I’m pretty sure the car uses dead reckoning. So you position in the car is static (the last place you where), but the car is moving at speed and will continue even if you disconnect.
Sure, but I’m talking about the control you have over the car when in the car. During the start of this battle pass season there was immense server issues, which I guessed was the tick rate dropping to super low values due to some bad code. During a few games where the servers degraded in this way, moving would be extremely slow on the ground as it kept pushing you back (since the server isn’t processing your ‘move forward’ commands as often) but getting in a car gave back free movement since I assume it’s a direct broadcast that doesn’t hit the game loop and doesn’t have any position-correcting sanity checks running.
I’m saying a car is easier to predict because of dead reckoning. With less frequent updates your actions still feel fluid because the cars momentum can’t change a whole lot between updates.
Say you’re driving a car in a straight line, there’s very good odds that in .25 seconds you’ll still be going straight so your predicted line will be very close to the real line. With players you can’t guarantee that, they could zig zag, turn around, jump, etc much more likely to change and require prediction reconciliation.
Cars and vehicles in general are actually much harder because player simulation is much simpler, usually not happening in some middleware physics engine and is much more bounded in terms of the accelerations and speeds involved.
Straightforward extrapolation as with dead reckoning does poorly with both cases.
Then once you’ve mastered the art of getting cars not looking wonky you have to deal with collisions between them when they’re moving at speeds where typical gameplay latencies make it easy for discrepancies between clients to cause mispredictions which result in complete misses or large interpenetrations that physics engines have a bad time with.
Collision between 2 vehicles is a nightmare to make look good. But I haven’t had issues with extrapolating vehicles, it’s generally much easier to predict and reconcile than players.
The problem with extrapolation is that you’re always predicting into the future so any state change you don’t predict causes a reconciliation which ends up looking bad. So even if you send the full physics state regularly any non-determinism in the physics engine (hello PhysX), any change in the control state and so on results in misprediction and reconciliation. This always ends up looking wrong, particularly for rigidbody driven things and in particular when mispredictions errors are large like fast moving vehicles.
Disagree on this, if you’re getting constant updates and you smooth to the real position from the predicted position while continuing to predict you’ll have a very smooth non jittery movement. Determinism isn’t even required because you’re getting authoritative states from the server. This overview of Call of Duty explains why what you say isn’t the case.
Interpolating between the extrapolated position and the position sent by the server will still cause ugly discontinuities and they will get worse as the user in questions connection gets worse. In particular it helps with linear motion but angular motion if anything ends up feeling weirder. This is much more visible with fast vehicles where discontinuities ruin the feeling that they have weight than with players.

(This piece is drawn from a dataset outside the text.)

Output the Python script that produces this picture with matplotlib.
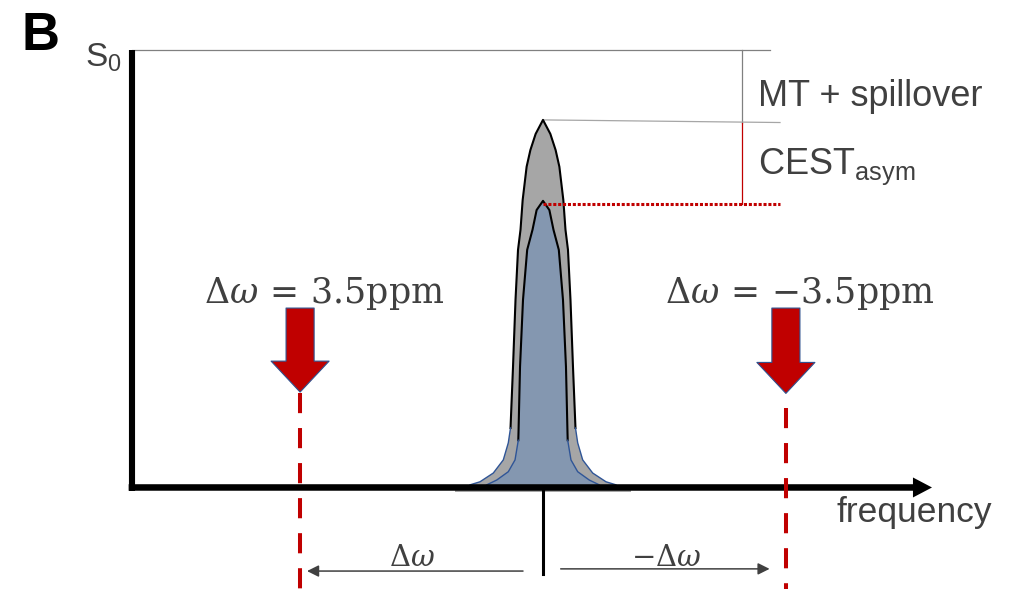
import numpy as np
import matplotlib
matplotlib.use("Agg")
import matplotlib.pyplot as plt

# Schematic Z-spectrum: x = offset in ppm, y = signal S/S0
# gray peak (MT + spillover), half widths
gray_top_s = [0.840, 0.808, 0.771, 0.733, 0.657, 0.589, 0.543, 0.429, 0.276, 0.136]
gray_top_hw = [0.0, 0.106, 0.182, 0.236, 0.293, 0.324, 0.360, 0.396, 0.432, 0.468]
gray_wing_s = [0.136, 0.102, 0.063, 0.033, 0.013, 0.006, 0.0]
gray_wing_hw = [0.468, 0.500, 0.572, 0.716, 0.908, 1.052, 1.080]

# blue peak (direct water saturation)
blue_top_s = [0.655, 0.634, 0.589, 0.543, 0.429, 0.276, 0.125, 0.108]
blue_top_hw = [0.0, 0.092, 0.151, 0.228, 0.288, 0.331, 0.353, 0.356]
blue_wing_s = [0.108, 0.063, 0.036, 0.017, 0.006, 0.0]
blue_wing_hw = [0.356, 0.403, 0.500, 0.667, 0.811, 0.850]

s0 = 1.0
offset = 3.5          # ppm, saturation offset
gray_peak = gray_top_s[0]
blue_peak = blue_top_s[0]

TXT = '#404040'
RED = '#C00000'
GRAY_FILL = '#A6A6A6'
BLUE_FILL = '#8497B0'
BLUE_EDGE = '#2F5597'


def outline(hw, s):
    hw = np.asarray(hw)
    s = np.asarray(s)
    x = np.concatenate([hw[::-1], -hw[1:]])
    y = np.concatenate([s[::-1], s[1:]])
    return x, y


fig = plt.figure(figsize=(10.1, 5.89), dpi=100)
ax = fig.add_axes([0, 0, 1, 1])
ax.set_xlim(7.824, -6.729)
ax.set_ylim(-0.232, 1.114)
ax.axis('off')

# peaks
gx, gy = outline(gray_top_hw + gray_wing_hw[1:], gray_top_s + gray_wing_s[1:])
ax.fill(gx, gy, color=GRAY_FILL, lw=0, zorder=2)
ax.fill_between([1.268, -1.268], -0.0095, 0, color=GRAY_FILL, lw=0, zorder=2)
bx, by = outline(blue_top_hw + blue_wing_hw[1:], blue_top_s + blue_wing_s[1:])
ax.fill(bx, by, color=BLUE_FILL, lw=0, zorder=2)

tx, ty = outline(gray_top_hw, gray_top_s)
ax.plot(tx, ty, color='k', lw=1.5, zorder=2.5)
tx, ty = outline(blue_top_hw, blue_top_s)
ax.plot(tx, ty, color='k', lw=1.5, zorder=2.5)
for sign in (1, -1):
    ax.plot(sign * np.asarray(gray_wing_hw), gray_wing_s, color=BLUE_EDGE, lw=1.0, zorder=2.5)
    ax.plot(sign * np.asarray(blue_wing_hw), blue_wing_s, color=BLUE_EDGE, lw=1.0, zorder=2.5)

# axes
ax.plot([5.915, 5.915], [-0.009, s0], color='k', lw=4.4, solid_capstyle='butt', zorder=3)
ax.annotate('', xy=(-5.605, 0), xytext=(5.97, 0),
            arrowprops=dict(arrowstyle='simple,head_length=13.7,head_width=14.4,tail_width=4.7',
                            mutation_scale=1, fc='k', ec='none', shrinkA=0, shrinkB=0),
            zorder=3)
ax.plot([0, 0], [0, -0.198], color='k', lw=2.2, zorder=3)

# reference levels
ax.plot([5.915, -3.271], [s0, s0], color='#808080', lw=0.9, zorder=1)
ax.plot([-2.867, -2.867], [s0, 0.834], color='#808080', lw=0.9, zorder=1)
ax.plot([0, -3.415], [gray_peak, 0.834], color='#A6A6A6', lw=0.9, zorder=1)
ax.plot([-2.867, -2.867], [0.834, blue_peak - 0.007], color=RED, lw=0.9, zorder=1)
ax.plot([0, -3.415], [blue_peak - 0.007, blue_peak - 0.007], color=RED, lw=2.2,
        linestyle=(0, (1, 0.6)), zorder=2.6)

# saturation arrows and dashed markers
for x0, y0, y1, ys in [(offset, 0.410, 0.218, 0.216), (-offset, 0.410, 0.215, 0.182)]:
    ax.annotate('', xy=(x0, y1), xytext=(x0, y0),
                arrowprops=dict(arrowstyle='simple,head_length=22.3,head_width=41.8,tail_width=20.2',
                                mutation_scale=1, fc=RED, ec='#2F528F', lw=0.8,
                                shrinkA=0, shrinkB=0),
                zorder=4)
    ax.plot([x0, x0], [ys, -0.232], color=RED, lw=2.9, linestyle=(0, (5, 3.7)),
            solid_capstyle='butt', zorder=4)

# offset arrows below the axis
ax.annotate('', xy=(3.40, -0.191), xytext=(0.288, -0.191),
            arrowprops=dict(arrowstyle='-|>,head_length=7,head_width=3.5', mutation_scale=1,
                            color=TXT, lw=1.1, shrinkA=0, shrinkB=0))
ax.annotate('', xy=(-3.265, -0.186), xytext=(-0.255, -0.186),
            arrowprops=dict(arrowstyle='-|>,head_length=7,head_width=3.5', mutation_scale=1,
                            color=TXT, lw=1.1, shrinkA=0, shrinkB=0))

# text
sans = 'Liberation Sans'
ax.text(7.52, s0, 'B', fontsize=38, fontweight='bold', family=sans, color='k', va='baseline')
ax.text(6.60, 0.962, r'S$_{\mathregular{0}}$', fontsize=24, family=sans, color=TXT, va='baseline')
ax.text(-3.098, 0.872, 'MT + spillover', fontsize=26, family=sans, color=TXT, va='baseline')
ax.text(-3.098, 0.7166, r'CEST$_{\mathregular{asym}}$', fontsize=26, family=sans, color=TXT,
        va='baseline')
ax.text(-4.23, -0.079, 'frequency', fontsize=25.5, family=sans, color=TXT, va='baseline')

ax.text(3.156, 0.4224, r'$\Delta\omega\, =\, 3.5\mathrm{ppm}$', fontsize=25, color=TXT,
        math_fontfamily='dejavuserif', ha='center', va='baseline')
ax.text(-3.703, 0.4224, r'$\Delta\omega\, =\, {-}3.5\mathrm{ppm}$', fontsize=25, color=TXT,
        math_fontfamily='dejavuserif', ha='center', va='baseline')
ax.text(1.888, -0.179, r'$\Delta\omega$', fontsize=21, color=TXT,
        math_fontfamily='dejavuserif', ha='center', va='baseline')
ax.text(-1.772, -0.179, r'$-\Delta\omega$', fontsize=21, color=TXT,
        math_fontfamily='dejavuserif', ha='center', va='baseline')

fig.savefig('out.png', dpi=100)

That CoD video explains what you do instead with the client buffering segment. You show other clients in the past even from the point of view of the latest data you received so you can interpolate so get no discontinuities at the expense of a slightly wrong view of the universe. Your client is one round trip ahead and the other clients are one round trip plus whatever delay behind. Which is where things like peekers advantage come from.
Similarly they state exactly what I’ve said that extrapolation ends up making the game unplayable and again a input buffer on the server is the solution. The concern there is how much you buffer as it impacts latency quite heavily. So their system is dynamic based on the quality of the client connection.
Note also in this case that extrapolation is only done in the server which is not responsible for the visual result and is done based on client input data which is usually sent at a much higher rate than the server sends state about other players back. Consequently the visual discontinuities will be hidden by the interpolation on the clients and will be small as mispredictions are expected to be caught quickly and the players are relatively speaking slow moving. It’s interesting they still need to stop extrapolating and fall back on buffering in the worst case.
The reason determinism is needed is that the client is only sending their input so in order to work out where they are from only that information it must play back deterministically on both client and server. The same series of inputs must result in the same movement otherwise they’d end up in different positions. It’s also very useful because you can then rollback and replay movement if a missed input frame arrives.
Rather than demonstrating your point it refutes it pretty handily and is a pretty good lay explanation of the considerations when writing networked gameplay systems. Believe it or not this has been my bread and butter for the past sixteen years!
I mean it’s what I do professionally as well. I haven’t been doing it nearly 16 years, but have been at it near 10. What I was explaining with cars and vehicles is extrapolation on servers can be accurately done because of dead reckoning. The video explains why determinism in you physics isn’t necessary, but that your packets and inputs need to be. That’s the purpose of jitter buffers and input buffers on the server. Because the server has your last input, and you’re in a car, it can simulate the car in a predictable way.